Violently and recklessly, I pull a chair across the room on a string; the utensils on its seat, white A4 sheets, a felt-tip pen and adhesive strips, fall to the floor. I write the following two letter combinations on sheets of paper, using one sheet for each letter: S.E.A.L and S.O.I.L. With my bare feet I move the letter sheets to form new words: SALE ... SOS ... OIL ... I stick the letters S, E and A to a bucket filled with water, they form together the word SEA. I stick the L to the other bucket; the letters of both buckets make the word SEAL. Gently, so that the water doesn't spill over, I pull the buckets around the space on strings. I put the chair on the now unrolled carpet and sit down on it. I put large grey suede work gloves over my hands. With initially fine, guttural sounds that turn into singing, yodelling sounds and shrieks, I want to fill the space sonically, even blow it up with the sound. With the men's shoes on my feet, I stroll to the CD player and start J.S. Bach's «Goldberg Variations», played by Glenn Gould.

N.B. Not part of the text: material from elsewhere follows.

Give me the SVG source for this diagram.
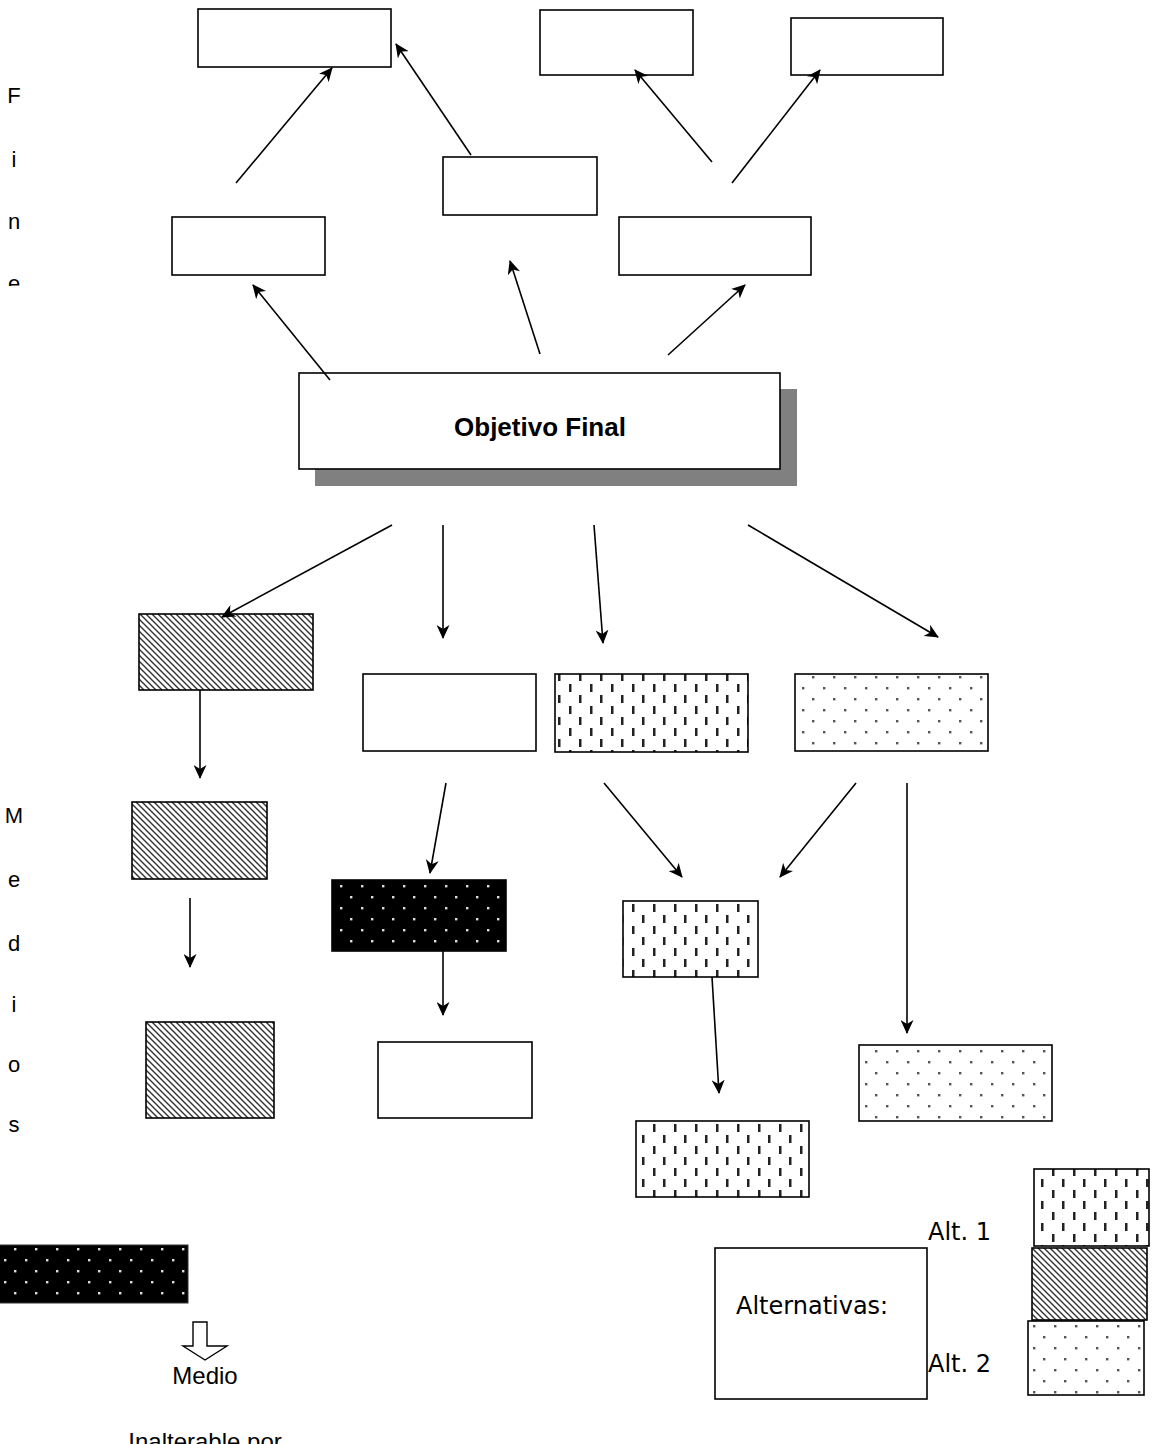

To the music I move into an improvised dance, which, accentuated by the iron fittings on the shoes, has all the airs of a tap dance, but for the most part falters and puts me in difficult positions. In the middle of the dance, I suddenly bend over head first into one of the water-filled buckets and 'stand' on my head, keeping my balance and my head under water until I have to catch my breath again. I repeat this procedure several times, dripping wet, always interrupted by a 'false tap dance'.